▶ **What needs to be done**
Copy out the data below from the line containing "Write a Python" to the line containing "ax.lines[-1].set_dashes((3.5, 2))", both lines included, with all images left out.

▶ **Data excerpts**

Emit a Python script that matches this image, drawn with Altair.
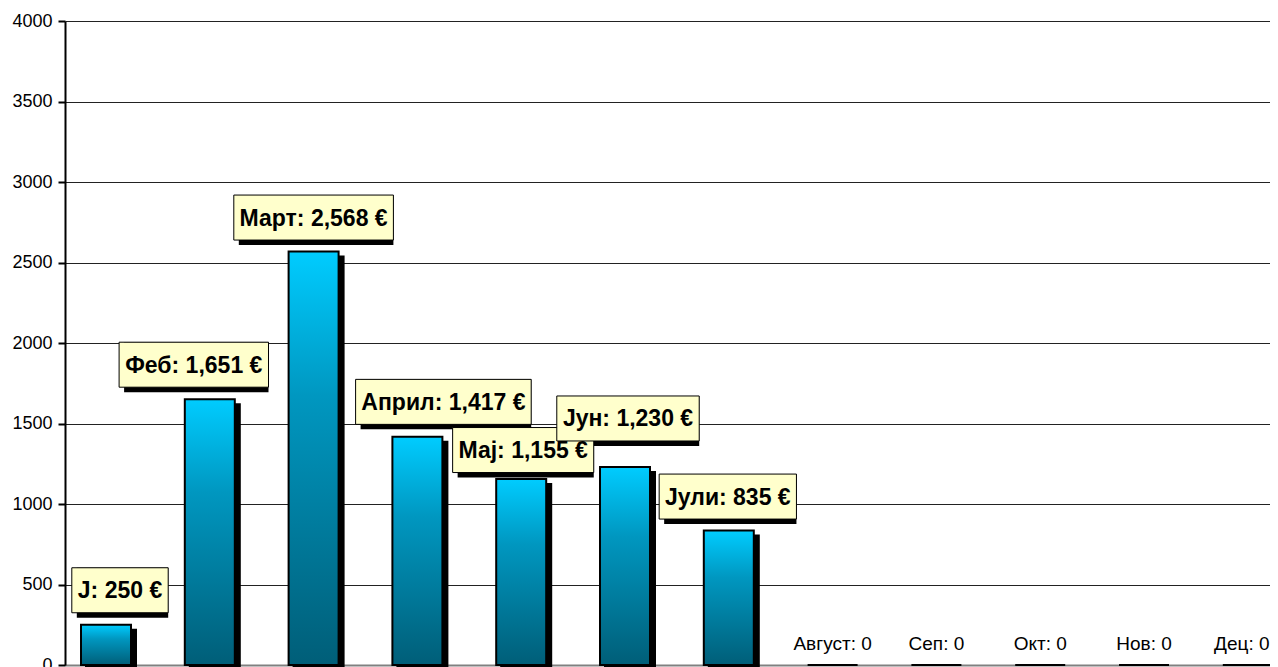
import altair as alt
import pandas as pd

# ---- data ----
months = ["J", "Феб", "Март", "Април", "Мај", "Јун", "Јули",
          "Август", "Сеп", "Окт", "Нов", "Дец"]
values = [250, 1651, 2568, 1417, 1155, 1230, 835, 0, 0, 0, 0, 0]
y_ticks = [0, 500, 1000, 1500, 2000, 2500, 3000, 3500, 4000]

# ---- layout ----
W, H = 1205, 644
PX_PER_IDX = 103.8
X0 = -0.395
X1 = X0 + W / PX_PER_IDX
Y_MAX = 4000
UNITS_PER_PX = Y_MAX / H
FONT = "Liberation Sans, Arial, sans-serif"
LABEL_SIZE = 23
BOX_H = 45
BOX_PAD = 12
# label nudges (px) where the original layout moved a label aside
label_dx_px = [14, -16, 0, 26, 2, 3, -1]
label_lift_px = [34.5, 34.5, 34, 35, 29, 48.5, 34]
zero_dx_px = [0, 0, 0, 0, -6]

# approximate Arial Bold advance widths (em/1000)
CW = {" ": 278, ",": 278, ":": 333, "€": 556, "J": 556, "Ј": 556, "Ф": 860,
      "е": 556, "б": 611, "М": 833, "а": 556, "р": 611, "т": 470, "А": 722,
      "п": 611, "и": 611, "л": 611, "ј": 278, "у": 556, "н": 611}


def text_w(s):
    return sum(CW.get(c, 556) for c in s) / 1000 * LABEL_SIZE


bars = pd.DataFrame({"idx": list(range(len(months))), "month": months,
                     "value": values})

rows = []
zrows = []
k = 0
z = 0
for i, (m, v) in enumerate(zip(months, values)):
    if v > 0:
        lab = f"{m}: {v:,} €"
        cx = i + label_dx_px[k] / PX_PER_IDX
        cy = v + label_lift_px[k] * UNITS_PER_PX
        hw = (text_w(lab) + BOX_PAD) / 2 / PX_PER_IDX
        hh = BOX_H / 2 * UNITS_PER_PX
        rows.append({"label": lab, "cx": cx, "cy": cy, "bx": cx - hw,
                     "bx2": cx + hw, "by": cy - hh, "by2": cy + hh})
        k += 1
    else:
        zrows.append({"label": f"{m}: {v}",
                      "cx": i + zero_dx_px[z] / PX_PER_IDX, "value": v})
        z += 1
labels = pd.DataFrame(rows)
zlabels = pd.DataFrame(zrows)

xscale = alt.Scale(domain=[X0, X1], nice=False, zero=False, padding=0)
yscale = alt.Scale(domain=[0, Y_MAX], nice=False, padding=0)
xaxis = alt.Axis(labels=False, ticks=False, grid=False, title=None,
                 domainColor="#808080", domainWidth=2)
yaxis = alt.Axis(values=y_ticks, format="d", grid=True, gridColor="#222222",
                 gridWidth=1, title=None, domainColor="#000000",
                 domainWidth=2, tickColor="#000000", tickWidth=2, tickSize=7,
                 labelFont=FONT, labelFontSize=18, labelColor="#000000",
                 labelPadding=6)

gradient = alt.Gradient(
    gradient="linear", x1=0, y1=0, x2=0, y2=1,
    stops=[alt.GradientStop(color="#00CCFF", offset=0),
           alt.GradientStop(color="#0097C0", offset=0.35),
           alt.GradientStop(color="#005E78", offset=1)])

base = alt.Chart(bars)
shadow = base.mark_bar(width=52, color="#000000", xOffset=5, yOffset=4).encode(
    x=alt.X("idx:Q", scale=xscale, axis=xaxis),
    y=alt.Y("value:Q", scale=yscale, axis=yaxis))
bar = base.mark_bar(width=50, fill=gradient, stroke="#000000",
                    strokeWidth=2).encode(
    x=alt.X("idx:Q", scale=xscale, axis=xaxis),
    y=alt.Y("value:Q", scale=yscale, axis=yaxis))

lbase = alt.Chart(labels)
box_shadow = lbase.mark_rect(color="#000000", xOffset=5, yOffset=5).encode(
    x=alt.X("bx:Q", scale=xscale, axis=xaxis), x2="bx2:Q",
    y=alt.Y("by:Q", scale=yscale, axis=yaxis), y2="by2:Q")
box = lbase.mark_rect(fill="#FFFFCC", stroke="#000000", strokeWidth=1).encode(
    x=alt.X("bx:Q", scale=xscale, axis=xaxis), x2="bx2:Q",
    y=alt.Y("by:Q", scale=yscale, axis=yaxis), y2="by2:Q")
btext = lbase.mark_text(font=FONT, fontSize=LABEL_SIZE, fontWeight="bold",
                        color="#000000", baseline="middle", align="center",
                        dy=1).encode(
    x=alt.X("cx:Q", scale=xscale, axis=xaxis),
    y=alt.Y("cy:Q", scale=yscale, axis=yaxis),
    text="label:N")
ztext = alt.Chart(zlabels).mark_text(font=FONT, fontSize=19, color="#000000",
                                     baseline="middle", align="center",
                                     dy=-21).encode(
    x=alt.X("cx:Q", scale=xscale, axis=xaxis),
    y=alt.Y("value:Q", scale=yscale, axis=yaxis),
    text="label:N")

chart = alt.layer(shadow, bar, box_shadow, box, btext, ztext).properties(
    width=W, height=H, autosize="none",
    padding={"left": 57, "top": 13, "right": 0, "bottom": 2},
).configure_view(stroke=None).configure(background="#FFFFFF")

chart.save("out.html", embed_options={"renderer": "svg", "actions": False})
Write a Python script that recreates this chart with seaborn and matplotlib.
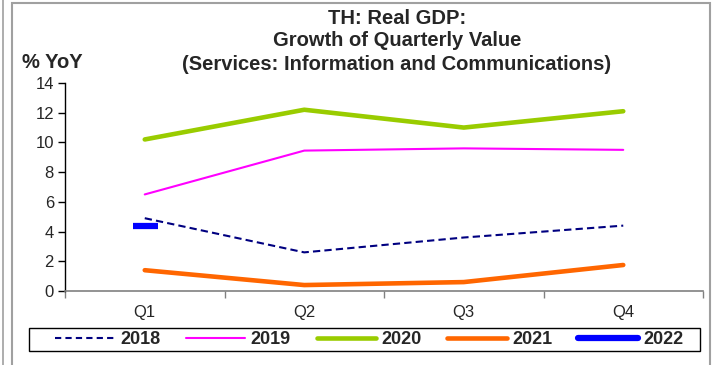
import pandas as pd
import numpy as np
import seaborn as sns
import matplotlib.pyplot as plt
from matplotlib.lines import Line2D
from matplotlib.patches import Rectangle

quarters = ["Q1", "Q2", "Q3", "Q4"]
growth_2018 = [4.9, 2.6, 3.6, 4.4]
growth_2019 = [6.5, 9.45, 9.6, 9.5]
growth_2020 = [10.2, 12.2, 11.0, 12.1]
growth_2021 = [1.4, 0.4, 0.6, 1.75]
growth_2022 = [4.4]

years = ["2018", "2019", "2020", "2021", "2022"]
series = [growth_2018, growth_2019, growth_2020, growth_2021, growth_2022]
colors = {"2018": "#000080", "2019": "#FF00FF", "2020": "#99CC00",
          "2021": "#FF6600", "2022": "#0000FF"}
widths = {"2018": 1.5, "2019": 1.5, "2020": 3.3, "2021": 3.3, "2022": 4.5}

rows = []
for yr, vals in zip(years, series):
    for q, v in zip(quarters, vals):
        rows.append({"quarter": q, "year": yr, "value": v})
df = pd.DataFrame(rows)
df["x"] = df["quarter"].map({q: i for i, q in enumerate(quarters)})

sns.set_style("white")
plt.rcParams["font.family"] = ["Liberation Sans", "DejaVu Sans"]

W, H = 712, 365
fig = plt.figure(figsize=(W / 100, H / 100), dpi=100)
ax = fig.add_axes([65 / W, 1 - 291 / H, 638 / W, 208 / H])

for yr in years[:4]:
    sub = df[df["year"] == yr]
    sns.lineplot(data=sub, x="x", y="value", color=colors[yr],
                 linewidth=widths[yr], ax=ax, legend=False)
    if yr == "2018":
        ax.lines[-1].set_dashes((3.5, 2))

# 2022 only has Q1 so far: drawn as a short thick dash
sub = df[df["year"] == "2022"]
sns.scatterplot(data=sub, x="x", y="value", marker="_", s=324,
                color=colors["2022"], linewidth=4.5, ax=ax, legend=False)

ax.set_xlim(-0.5, 3.5)
ax.set_ylim(0, 14)
ax.set_yticks(range(0, 15, 2))
ax.set_xticks(range(4))
ax.set_xticklabels(quarters)
ax.set_xticks(np.arange(-0.5, 4, 1), minor=True)
ax.tick_params(axis="x", which="major", length=0, pad=10, labelsize=12)
ax.tick_params(axis="x", which="minor", length=5, width=1, color="#808080",
               direction="out", bottom=True)
ax.tick_params(axis="y", length=5, width=1, direction="out", left=True,
               labelsize=12, pad=3, color="black")
ax.set_xlabel("")
ax.set_ylabel("")
for side in ["top", "right"]:
    ax.spines[side].set_visible(False)
ax.spines["left"].set_color("black")
ax.spines["bottom"].set_color("#808080")
ax.spines["left"].set_linewidth(1)
ax.spines["bottom"].set_linewidth(1.2)

title_lines = ["TH: Real GDP:", "Growth of Quarterly Value",
               "(Services: Information and Communications)"]
for line, ypix in zip(title_lines, [19, 41, 64]):
    fig.text(397 / W, 1 - ypix / H, line, ha="center", va="center",
             fontsize=14.5, fontweight="bold")
fig.text(22 / W, 1 - 63 / H, "% YoY", ha="left", va="center",
         fontsize=14.5, fontweight="bold")

handles = []
for yr in years:
    h = Line2D([], [], color=colors[yr], linewidth=widths[yr],
               solid_capstyle="round")
    if yr == "2018":
        h.set_dashes((3, 2))
    handles.append(h)
fig.legend(handles, years, loc="center left",
           bbox_to_anchor=(55 / W, 1 - 339.5 / H), frameon=False,
           borderaxespad=0, borderpad=0, handlelength=3.3,
           columnspacing=1.42, handletextpad=0.3, ncol=5,
           prop={"weight": "bold", "size": 13})
fig.add_artist(Rectangle((29 / W, 1 - 351 / H), 671 / W, 23 / H,
                         transform=fig.transFigure, fill=False,
                         edgecolor="black", linewidth=1))

# outer chart frame
fig.add_artist(Rectangle((12 / W, -0.05), 698 / W, 1 - 3 / H + 0.05,
                         transform=fig.transFigure, fill=False,
                         edgecolor="#A0A0A0", linewidth=1.5))
fig.add_artist(Line2D([3 / W, 3 / W], [0, 1], transform=fig.transFigure,
                      color="#A0A0A0", linewidth=1.2))

fig.savefig("out.png", dpi=100)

▶ **Answer to this task**
Write a Python script that recreates this chart with seaborn and matplotlib.
import pandas as pd
import numpy as np
import seaborn as sns
import matplotlib.pyplot as plt
from matplotlib.lines import Line2D
from matplotlib.patches import Rectangle

quarters = ["Q1", "Q2", "Q3", "Q4"]
growth_2018 = [4.9, 2.6, 3.6, 4.4]
growth_2019 = [6.5, 9.45, 9.6, 9.5]
growth_2020 = [10.2, 12.2, 11.0, 12.1]
growth_2021 = [1.4, 0.4, 0.6, 1.75]
growth_2022 = [4.4]

years = ["2018", "2019", "2020", "2021", "2022"]
series = [growth_2018, growth_2019, growth_2020, growth_2021, growth_2022]
colors = {"2018": "#000080", "2019": "#FF00FF", "2020": "#99CC00",
          "2021": "#FF6600", "2022": "#0000FF"}
widths = {"2018": 1.5, "2019": 1.5, "2020": 3.3, "2021": 3.3, "2022": 4.5}

rows = []
for yr, vals in zip(years, series):
    for q, v in zip(quarters, vals):
        rows.append({"quarter": q, "year": yr, "value": v})
df = pd.DataFrame(rows)
df["x"] = df["quarter"].map({q: i for i, q in enumerate(quarters)})

sns.set_style("white")
plt.rcParams["font.family"] = ["Liberation Sans", "DejaVu Sans"]

W, H = 712, 365
fig = plt.figure(figsize=(W / 100, H / 100), dpi=100)
ax = fig.add_axes([65 / W, 1 - 291 / H, 638 / W, 208 / H])

for yr in years[:4]:
    sub = df[df["year"] == yr]
    sns.lineplot(data=sub, x="x", y="value", color=colors[yr],
                 linewidth=widths[yr], ax=ax, legend=False)
    if yr == "2018":
        ax.lines[-1].set_dashes((3.5, 2))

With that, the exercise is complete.